• **What you will do**
The records underneath are to be repeated exactly, with the pictures left out.

========

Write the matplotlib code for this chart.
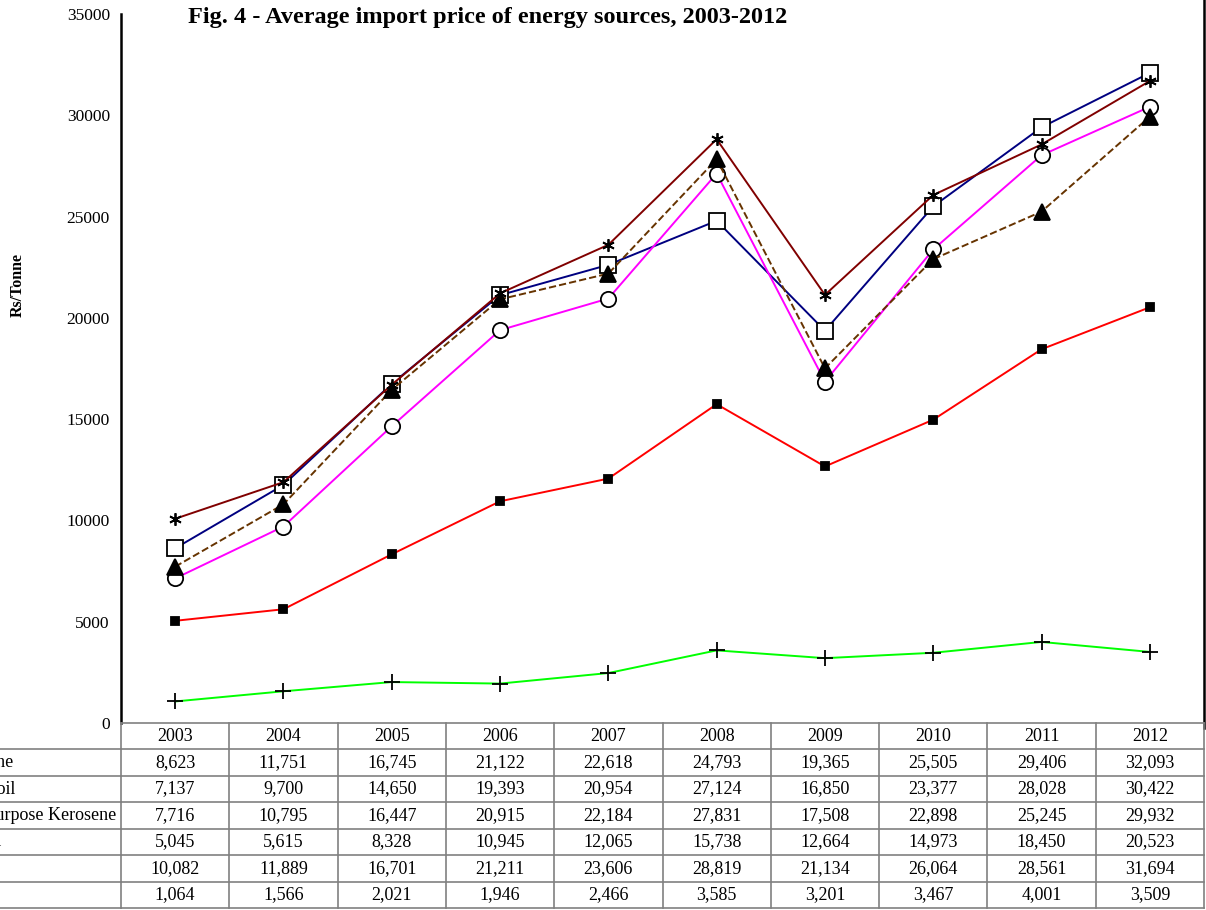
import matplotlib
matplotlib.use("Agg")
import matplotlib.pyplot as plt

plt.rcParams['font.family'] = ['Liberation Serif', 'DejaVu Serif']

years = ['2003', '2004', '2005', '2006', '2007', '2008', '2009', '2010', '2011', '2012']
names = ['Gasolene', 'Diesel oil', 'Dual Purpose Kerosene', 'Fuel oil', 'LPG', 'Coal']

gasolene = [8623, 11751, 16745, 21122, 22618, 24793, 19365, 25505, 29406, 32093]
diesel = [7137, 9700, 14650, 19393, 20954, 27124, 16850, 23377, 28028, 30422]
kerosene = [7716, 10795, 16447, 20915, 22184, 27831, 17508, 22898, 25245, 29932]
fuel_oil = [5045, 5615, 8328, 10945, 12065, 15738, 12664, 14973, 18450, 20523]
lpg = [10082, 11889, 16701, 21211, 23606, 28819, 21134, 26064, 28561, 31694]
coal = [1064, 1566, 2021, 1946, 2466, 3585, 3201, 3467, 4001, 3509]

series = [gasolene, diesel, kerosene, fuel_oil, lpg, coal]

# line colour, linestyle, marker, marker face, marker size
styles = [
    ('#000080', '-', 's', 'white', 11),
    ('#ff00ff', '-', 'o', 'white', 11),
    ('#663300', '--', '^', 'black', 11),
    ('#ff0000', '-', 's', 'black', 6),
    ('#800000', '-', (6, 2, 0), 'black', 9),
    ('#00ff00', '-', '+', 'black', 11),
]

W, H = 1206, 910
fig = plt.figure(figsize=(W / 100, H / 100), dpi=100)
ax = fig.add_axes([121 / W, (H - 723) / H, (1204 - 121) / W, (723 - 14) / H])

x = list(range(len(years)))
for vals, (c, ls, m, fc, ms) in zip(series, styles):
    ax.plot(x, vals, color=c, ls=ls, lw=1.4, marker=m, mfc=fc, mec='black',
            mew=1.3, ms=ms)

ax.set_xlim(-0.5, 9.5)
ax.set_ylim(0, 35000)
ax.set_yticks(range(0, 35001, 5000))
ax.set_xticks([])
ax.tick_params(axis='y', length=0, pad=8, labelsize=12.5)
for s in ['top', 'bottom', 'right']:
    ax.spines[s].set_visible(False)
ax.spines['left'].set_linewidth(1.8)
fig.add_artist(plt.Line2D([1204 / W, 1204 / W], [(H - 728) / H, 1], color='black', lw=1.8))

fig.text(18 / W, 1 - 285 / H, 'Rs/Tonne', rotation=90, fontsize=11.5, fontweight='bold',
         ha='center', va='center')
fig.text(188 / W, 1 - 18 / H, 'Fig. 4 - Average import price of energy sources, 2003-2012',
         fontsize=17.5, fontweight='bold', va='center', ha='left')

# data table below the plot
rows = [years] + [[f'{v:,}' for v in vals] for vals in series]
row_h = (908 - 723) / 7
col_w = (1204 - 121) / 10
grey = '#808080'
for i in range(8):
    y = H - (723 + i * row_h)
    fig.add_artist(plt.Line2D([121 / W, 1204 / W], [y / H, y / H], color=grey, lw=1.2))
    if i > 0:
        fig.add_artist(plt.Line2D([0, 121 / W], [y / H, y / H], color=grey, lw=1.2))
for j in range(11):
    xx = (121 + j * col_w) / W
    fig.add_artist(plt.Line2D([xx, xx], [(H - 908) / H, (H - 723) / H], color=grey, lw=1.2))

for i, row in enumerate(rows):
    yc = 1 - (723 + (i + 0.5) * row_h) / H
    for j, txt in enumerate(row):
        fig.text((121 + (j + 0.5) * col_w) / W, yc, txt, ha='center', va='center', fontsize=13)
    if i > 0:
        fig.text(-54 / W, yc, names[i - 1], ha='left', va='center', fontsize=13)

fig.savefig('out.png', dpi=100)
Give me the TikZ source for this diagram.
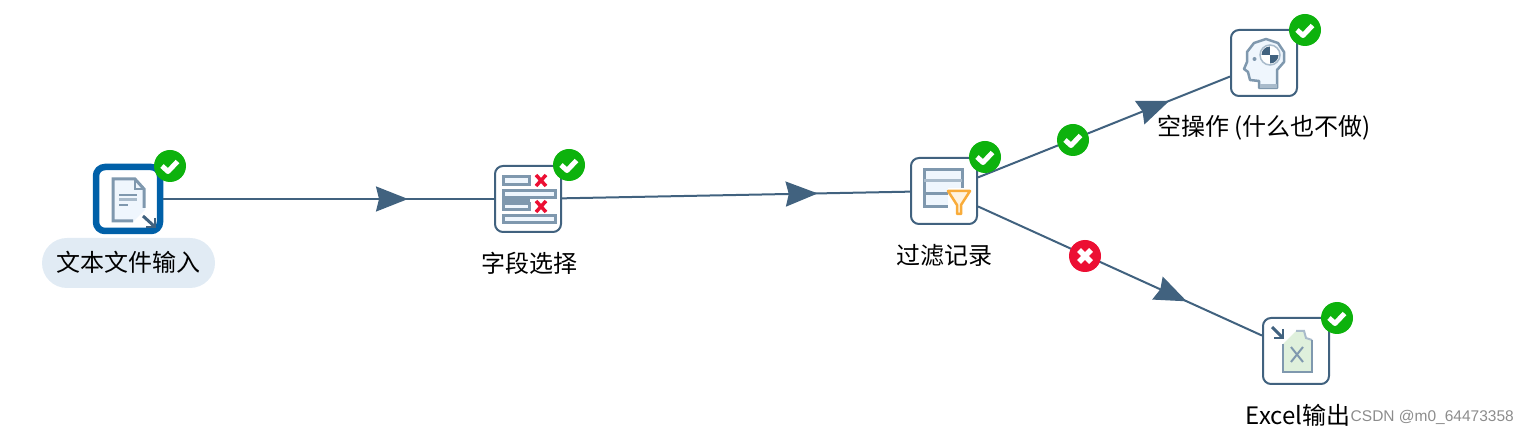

========

• **Full solution**
Write the matplotlib code for this chart.
import matplotlib
matplotlib.use("Agg")
import matplotlib.pyplot as plt

plt.rcParams['font.family'] = ['Liberation Serif', 'DejaVu Serif']

years = ['2003', '2004', '2005', '2006', '2007', '2008', '2009', '2010', '2011', '2012']
names = ['Gasolene', 'Diesel oil', 'Dual Purpose Kerosene', 'Fuel oil', 'LPG', 'Coal']

gasolene = [8623, 11751, 16745, 21122, 22618, 24793, 19365, 25505, 29406, 32093]
diesel = [7137, 9700, 14650, 19393, 20954, 27124, 16850, 23377, 28028, 30422]
kerosene = [7716, 10795, 16447, 20915, 22184, 27831, 17508, 22898, 25245, 29932]
fuel_oil = [5045, 5615, 8328, 10945, 12065, 15738, 12664, 14973, 18450, 20523]
lpg = [10082, 11889, 16701, 21211, 23606, 28819, 21134, 26064, 28561, 31694]
coal = [1064, 1566, 2021, 1946, 2466, 3585, 3201, 3467, 4001, 3509]

series = [gasolene, diesel, kerosene, fuel_oil, lpg, coal]

# line colour, linestyle, marker, marker face, marker size
styles = [
    ('#000080', '-', 's', 'white', 11),
    ('#ff00ff', '-', 'o', 'white', 11),
    ('#663300', '--', '^', 'black', 11),
    ('#ff0000', '-', 's', 'black', 6),
    ('#800000', '-', (6, 2, 0), 'black', 9),
    ('#00ff00', '-', '+', 'black', 11),
]

W, H = 1206, 910
fig = plt.figure(figsize=(W / 100, H / 100), dpi=100)
ax = fig.add_axes([121 / W, (H - 723) / H, (1204 - 121) / W, (723 - 14) / H])

x = list(range(len(years)))
for vals, (c, ls, m, fc, ms) in zip(series, styles):
    ax.plot(x, vals, color=c, ls=ls, lw=1.4, marker=m, mfc=fc, mec='black',
            mew=1.3, ms=ms)

ax.set_xlim(-0.5, 9.5)
ax.set_ylim(0, 35000)
ax.set_yticks(range(0, 35001, 5000))
ax.set_xticks([])
ax.tick_params(axis='y', length=0, pad=8, labelsize=12.5)
for s in ['top', 'bottom', 'right']:
    ax.spines[s].set_visible(False)
ax.spines['left'].set_linewidth(1.8)
fig.add_artist(plt.Line2D([1204 / W, 1204 / W], [(H - 728) / H, 1], color='black', lw=1.8))

fig.text(18 / W, 1 - 285 / H, 'Rs/Tonne', rotation=90, fontsize=11.5, fontweight='bold',
         ha='center', va='center')
fig.text(188 / W, 1 - 18 / H, 'Fig. 4 - Average import price of energy sources, 2003-2012',
         fontsize=17.5, fontweight='bold', va='center', ha='left')

# data table below the plot
rows = [years] + [[f'{v:,}' for v in vals] for vals in series]
row_h = (908 - 723) / 7
col_w = (1204 - 121) / 10
grey = '#808080'
for i in range(8):
    y = H - (723 + i * row_h)
    fig.add_artist(plt.Line2D([121 / W, 1204 / W], [y / H, y / H], color=grey, lw=1.2))
    if i > 0:
        fig.add_artist(plt.Line2D([0, 121 / W], [y / H, y / H], color=grey, lw=1.2))
for j in range(11):
    xx = (121 + j * col_w) / W
    fig.add_artist(plt.Line2D([xx, xx], [(H - 908) / H, (H - 723) / H], color=grey, lw=1.2))

for i, row in enumerate(rows):
    yc = 1 - (723 + (i + 0.5) * row_h) / H
    for j, txt in enumerate(row):
        fig.text((121 + (j + 0.5) * col_w) / W, yc, txt, ha='center', va='center', fontsize=13)
    if i > 0:
        fig.text(-54 / W, yc, names[i - 1], ha='left', va='center', fontsize=13)

fig.savefig('out.png', dpi=100)
Give me the TikZ source for this diagram.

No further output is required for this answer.